The result was disheartening, undoubtedly, but in case there was any questioning its significance, all one had to do was look out to left field and see one man — head coach Butch Thompson — addressing his entire team. For nearly 15 minutes.

As for what was said, Thompson initially declined to comment, though one of his seniors summed it up.

"We need to make sure we’re playing for the name on the front instead of the name on the back of our jerseys," Logan Gregorio said. "I’m confident that we’ll do that. We already do that, but we’re going to make sure we keep the team centered from here on out and continue to grind every single day, because we know it’s a privilege that we wear Auburn on the front of our jersey."

Eventually Thompson did go a little further, with plenty to say about both the night and the big picture, but his most pertinent comments encapsulated Auburn's biggest disappointment since SEC play began.

"We've been saying that we've got more offense, but it hasn’t consistently shown up," he said. "When it has, like two of the three games last weekend, it hasn't been consistent enough to help us keep going, so I'm concerned about the growth of that — and really, Game 32, I'm concerned about the identity. If I had asked them to recite, 'What's our identity as an offense?' I don't think I have a coach or a player that can give me an answer."

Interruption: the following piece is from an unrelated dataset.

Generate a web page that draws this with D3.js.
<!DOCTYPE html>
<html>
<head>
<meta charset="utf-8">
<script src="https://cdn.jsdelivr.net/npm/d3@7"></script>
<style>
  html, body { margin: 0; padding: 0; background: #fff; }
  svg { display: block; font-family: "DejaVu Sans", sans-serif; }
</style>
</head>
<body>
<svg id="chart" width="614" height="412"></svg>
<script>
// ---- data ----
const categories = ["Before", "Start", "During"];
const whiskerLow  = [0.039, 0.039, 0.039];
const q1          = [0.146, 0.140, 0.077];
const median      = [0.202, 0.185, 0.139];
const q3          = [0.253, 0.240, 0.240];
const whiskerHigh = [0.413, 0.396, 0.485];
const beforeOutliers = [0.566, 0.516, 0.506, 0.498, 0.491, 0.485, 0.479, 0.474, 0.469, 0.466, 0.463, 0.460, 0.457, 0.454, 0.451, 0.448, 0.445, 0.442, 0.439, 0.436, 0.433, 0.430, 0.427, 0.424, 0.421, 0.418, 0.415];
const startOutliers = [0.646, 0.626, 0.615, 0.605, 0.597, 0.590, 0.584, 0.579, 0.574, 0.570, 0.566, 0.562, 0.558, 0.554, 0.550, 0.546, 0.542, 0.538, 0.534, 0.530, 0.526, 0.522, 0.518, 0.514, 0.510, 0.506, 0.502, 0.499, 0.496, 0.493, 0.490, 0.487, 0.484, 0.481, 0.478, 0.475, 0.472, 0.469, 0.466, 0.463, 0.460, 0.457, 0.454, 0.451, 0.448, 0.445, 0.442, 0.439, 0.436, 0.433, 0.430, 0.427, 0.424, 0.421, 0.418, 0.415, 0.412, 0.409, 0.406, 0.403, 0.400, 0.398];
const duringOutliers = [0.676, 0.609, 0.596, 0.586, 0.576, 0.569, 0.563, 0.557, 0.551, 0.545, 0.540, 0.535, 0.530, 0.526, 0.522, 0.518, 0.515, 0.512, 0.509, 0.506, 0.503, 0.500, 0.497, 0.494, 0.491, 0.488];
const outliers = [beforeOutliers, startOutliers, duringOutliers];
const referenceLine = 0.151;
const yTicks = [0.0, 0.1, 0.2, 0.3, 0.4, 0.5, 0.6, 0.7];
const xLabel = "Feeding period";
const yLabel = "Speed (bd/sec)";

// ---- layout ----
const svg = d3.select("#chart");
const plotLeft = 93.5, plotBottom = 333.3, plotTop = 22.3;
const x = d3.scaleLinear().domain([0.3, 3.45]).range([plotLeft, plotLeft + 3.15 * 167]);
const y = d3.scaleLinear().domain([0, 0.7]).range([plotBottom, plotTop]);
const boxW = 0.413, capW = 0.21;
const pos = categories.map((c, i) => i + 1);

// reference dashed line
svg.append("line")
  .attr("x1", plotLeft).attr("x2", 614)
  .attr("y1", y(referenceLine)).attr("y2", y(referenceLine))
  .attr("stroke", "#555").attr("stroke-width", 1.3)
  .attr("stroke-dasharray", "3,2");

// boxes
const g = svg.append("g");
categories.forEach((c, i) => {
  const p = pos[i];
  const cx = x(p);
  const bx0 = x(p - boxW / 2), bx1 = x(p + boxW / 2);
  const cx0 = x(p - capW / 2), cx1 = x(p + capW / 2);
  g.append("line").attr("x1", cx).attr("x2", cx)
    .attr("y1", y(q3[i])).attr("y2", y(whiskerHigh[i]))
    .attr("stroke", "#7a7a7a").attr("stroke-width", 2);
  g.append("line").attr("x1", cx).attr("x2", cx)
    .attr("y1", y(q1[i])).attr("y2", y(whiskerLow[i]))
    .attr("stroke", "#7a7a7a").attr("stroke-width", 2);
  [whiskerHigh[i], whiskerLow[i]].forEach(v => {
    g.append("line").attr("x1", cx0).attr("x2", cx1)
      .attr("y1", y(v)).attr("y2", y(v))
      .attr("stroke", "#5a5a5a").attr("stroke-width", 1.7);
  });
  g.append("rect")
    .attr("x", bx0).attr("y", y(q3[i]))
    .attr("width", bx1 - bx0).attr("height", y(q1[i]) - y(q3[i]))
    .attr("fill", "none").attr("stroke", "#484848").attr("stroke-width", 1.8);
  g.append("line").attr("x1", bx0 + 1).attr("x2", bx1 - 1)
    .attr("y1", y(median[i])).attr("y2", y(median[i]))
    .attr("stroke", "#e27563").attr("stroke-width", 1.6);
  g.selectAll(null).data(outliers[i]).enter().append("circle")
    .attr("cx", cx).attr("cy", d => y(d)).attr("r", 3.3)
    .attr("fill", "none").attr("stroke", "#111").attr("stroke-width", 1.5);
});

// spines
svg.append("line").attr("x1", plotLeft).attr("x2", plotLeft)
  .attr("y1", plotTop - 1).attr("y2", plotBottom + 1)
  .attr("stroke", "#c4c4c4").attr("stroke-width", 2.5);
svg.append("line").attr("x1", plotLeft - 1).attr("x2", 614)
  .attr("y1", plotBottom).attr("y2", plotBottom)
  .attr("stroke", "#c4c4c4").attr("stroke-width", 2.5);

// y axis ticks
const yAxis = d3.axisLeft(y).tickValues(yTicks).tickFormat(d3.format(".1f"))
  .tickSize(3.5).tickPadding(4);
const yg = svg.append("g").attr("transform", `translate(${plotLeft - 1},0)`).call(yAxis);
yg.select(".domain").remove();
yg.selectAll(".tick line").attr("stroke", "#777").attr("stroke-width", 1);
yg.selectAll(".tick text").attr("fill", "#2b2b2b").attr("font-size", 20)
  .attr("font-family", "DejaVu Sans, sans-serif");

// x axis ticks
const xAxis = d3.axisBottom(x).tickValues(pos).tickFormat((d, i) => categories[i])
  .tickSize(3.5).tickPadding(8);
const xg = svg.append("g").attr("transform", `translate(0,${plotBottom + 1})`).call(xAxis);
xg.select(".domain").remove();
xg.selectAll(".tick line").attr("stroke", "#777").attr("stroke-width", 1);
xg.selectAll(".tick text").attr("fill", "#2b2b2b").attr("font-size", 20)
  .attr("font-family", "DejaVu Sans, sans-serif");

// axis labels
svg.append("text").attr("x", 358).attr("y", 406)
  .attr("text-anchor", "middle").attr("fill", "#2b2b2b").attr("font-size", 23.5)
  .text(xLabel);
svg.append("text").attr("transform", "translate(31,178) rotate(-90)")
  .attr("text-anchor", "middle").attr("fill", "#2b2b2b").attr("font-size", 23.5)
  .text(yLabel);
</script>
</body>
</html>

Since Auburn's first game against the SEC, it's averaging 4.7 runs per game. That's across 16 contests, in which Auburn had gone 8-8.

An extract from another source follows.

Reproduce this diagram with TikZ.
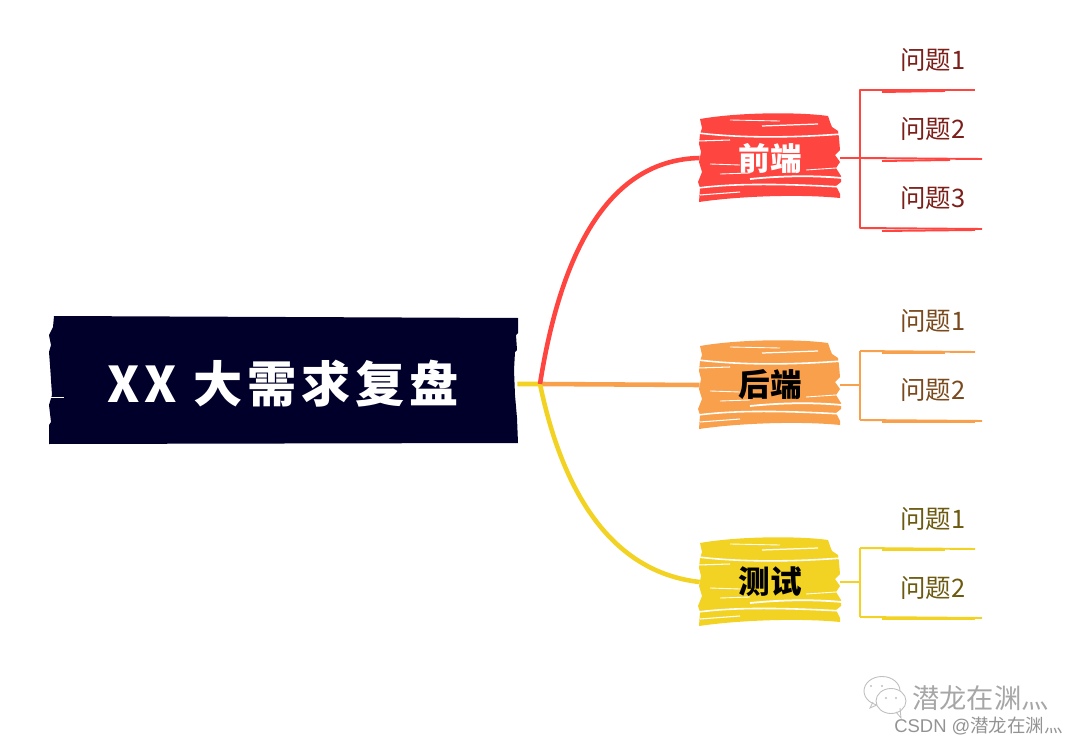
\documentclass[tikz,border=0pt]{standalone}
\usepackage{fontspec}
\setmainfont{Liberation Sans}
\newfontfamily\cjk{Noto Sans CJK SC}
\newfontfamily\cjkwide[LetterSpace=10]{Noto Sans CJK SC}
\definecolor{navy}{HTML}{00002B}
\definecolor{redline}{HTML}{FF4540}
\definecolor{orangeline}{HTML}{F9A04C}
\definecolor{yellowline}{HTML}{F2D323}
\definecolor{redtext}{HTML}{7A1F1A}
\definecolor{orangetext}{HTML}{7A4A1E}
\definecolor{yellowtext}{HTML}{6B5A10}
\tikzset{
  rootbox/.style={text=white,font=\cjkwide\fontsize{28}{28}\selectfont\bfseries,minimum width=9.36cm,minimum height=2.5cm,inner sep=0pt},
  midbox/.style={font=\cjk\fontsize{18}{18}\selectfont\bfseries,minimum width=2.8cm,minimum height=1.74cm,inner sep=0pt},
  leaf/.style={font=\cjk\fontsize{14.5}{14.5}\selectfont,inner sep=0pt},
  branch/.style={line width=1.1pt,line join=round},
  trunk/.style={line width=2.6pt},
  mark line/.style={gray!50,line width=.5pt}
}
% rough painted block, centre at (#1,#2)
\newcommand{\scribblebox}[3]{
  \begin{scope}[shift={(#1,#2)}]
    \fill[#3] (-70,-39) .. controls (-30,-46) and (30,-46) .. (58,-42) -- (60,-36) -- (62,-31) -- (68,-27)
      -- (69,-20) -- (70,-8) -- (65,-3) -- (70,4) -- (66,10) -- (71,18) -- (71,24) -- (66,28) -- (70,36) -- (70,40)
      .. controls (30,36) and (-30,38) .. (-71,44) -- (-70,30) -- (-72,24) -- (-68,14) -- (-71,4)
      -- (-69,-6) -- (-71,-14) -- (-70,-24) -- (-68,-30) -- cycle;
    \draw[white,line width=.9pt] (-72,-25) .. controls (-30,-20) and (20,-20) .. (72,-24);
    \draw[white,line width=.6pt] (-72,-17) -- (-40,-18);
    \draw[white,line width=.7pt] (-8,-32) -- (48,-34);
    \draw[white,line width=.5pt] (-40,-38) -- (10,-37);
    \draw[white,line width=1pt] (-20,21) .. controls (20,17) and (50,18) .. (72,20);
    \draw[white,line width=.9pt] (-72,30) .. controls (-40,26) and (0,25) .. (72,29);
    \draw[white,line width=.5pt] (-60,6) -- (-30,7);
    \draw[white,line width=.5pt] (36,12) -- (66,10);
    \draw[white,line width=.5pt] (-50,16) -- (-20,15);
    \draw[white,line width=.6pt] (-70,37) -- (-30,34);
  \end{scope}
}
\begin{document}
\begin{tikzpicture}[x=0.02cm,y=-0.02cm]
  \useasboundingbox (0,0) rectangle (1080,747);
  % title block
  \fill[navy] (54,316) -- (518,318) -- (518,333) -- (516,335) -- (517,350) -- (515,352) -- (514,370)
    -- (515,395) -- (517,418) -- (518,443) -- (49,444) -- (49,425) -- (51,422) -- (49,405)
    -- (52,395) -- (50,365) -- (49,352) -- (51,345) -- (49,335) -- (53,327) -- cycle;
  \draw[white,line width=.3pt] (51,397) -- (64,397);
  \scribblebox{770}{158}{redline}
  \scribblebox{770}{385}{orangeline}
  \scribblebox{770}{582}{yellowline}
  \draw
    (283,384) node[rootbox] (root){XX 大需求复盘}
    (770,158) node[midbox,text=white] (front){前端}
    (770,385) node[midbox] (back){后端}
    (770,582) node[midbox] (test){测试}
    (933,60) node[leaf,text=redtext] (f1){问题1}
    (933,129) node[leaf,text=redtext] (f2){问题2}
    (933,198) node[leaf,text=redtext] (f3){问题3}
    (933,321) node[leaf,text=orangetext] (b1){问题1}
    (933,390) node[leaf,text=orangetext] (b2){问题2}
    (933,519) node[leaf,text=yellowtext] (t1){问题1}
    (933,588) node[leaf,text=yellowtext] (t2){问题2}
    (540,384) coordinate (hub)
    (860,158) coordinate (fhub)
    (860,385) coordinate (bhub)
    (860,582) coordinate (thub);
  % main branches
  \draw[trunk,orangeline] (hub) -- (back.west);
  \draw[trunk,yellowline] (root.east) -- (hub) .. controls (562,490) and (610,572) .. (test.west);
  \draw[trunk,redline] (hub) .. controls (558,270) and (600,160) .. (front.west);
  % leaf lines
  \begin{scope}[branch,redline]
    \draw (front.east) -- (fhub);
    \draw (fhub) -- (860,90) -- (975,90);
    \draw (fhub) -- (982,159);
    \draw (fhub) -- (860,228) -- (982,229);
    \draw (882,92) -- (945,91);
    \draw (882,161) -- (950,160);
    \draw (882,231) -- (975,230);
  \end{scope}
  \begin{scope}[branch,orangeline]
    \draw (back.east) -- (bhub);
    \draw (860,351) -- (860,420);
    \draw (860,351) -- (975,352);
    \draw (860,420) -- (982,421);
    \draw (882,353) -- (945,353);
    \draw (882,422) -- (975,422);
  \end{scope}
  \begin{scope}[branch,yellowline]
    \draw (test.east) -- (thub);
    \draw (860,548) -- (860,617);
    \draw (860,548) -- (975,549);
    \draw (860,617) -- (982,618);
    \draw (882,550) -- (945,550);
    \draw (882,619) -- (975,619);
  \end{scope}
  % watermark
  \draw[mark line] (873,702) -- (870,708) -- (879,704);
  \draw[mark line] (882,691) ellipse (18 and 14.5);
  \draw[mark line,fill=white] (891,701) ellipse (15 and 12.5);
  \draw[mark line] (896,712) -- (901,718) -- (900,708);
  \fill[gray!50] (871,686) circle (1.2) (882,686) circle (1.2) (886,698) circle (1.2) (896,698) circle (1.2);
  \draw
    (912,698) node[anchor=west,inner sep=0pt,text=gray!70,font=\cjk\fontsize{15.5}{15.5}\selectfont] (mark){潜龙在渊灬}
    (894,726) node[anchor=west,inner sep=0pt,text=gray!85,font=\fontsize{10.5}{10.5}\selectfont] (csdn){CSDN @{\cjk 潜龙在渊灬}};
\end{tikzpicture}
\end{document}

In its eight losses, Auburn's averaging 2.4 runs. It's scored more than five runs in one of those defeats, which has included one shutout and three run-rule losses, the latest of which came against the Gamecocks.

Thompson said the midweek "was a different feel" for the Tigers, so much so he had to corral his whole team in the outfield.

"I wasn’t willing to wait 48 hours and keep this wound open, because it was not a good feel for us," Thompson said. "I needed them to tell me what I just saw, because ultimately I’m responsible for all of it. There are some things that I’m trusting players and coaches to be able to control and be able to do our jobs and with the right spirit. I thought we fell extremely short of that tonight."

As for what Auburn's players communicated back to him?

"Some of it, I didn’t like what I heard, but I thought I had some honesty," Thompson said. "I thought, when I looked them in the eye and asked them a couple of things, I got honesty. That’s a start."

Adam Cole is the Auburn athletics beat writer for the Montgomery Advertiser. He can be reached via email at [email protected] or on X, the platform formerly known as Twitter, @colereporter.To support Adam's work, please subscribe to the Montgomery Advertiser.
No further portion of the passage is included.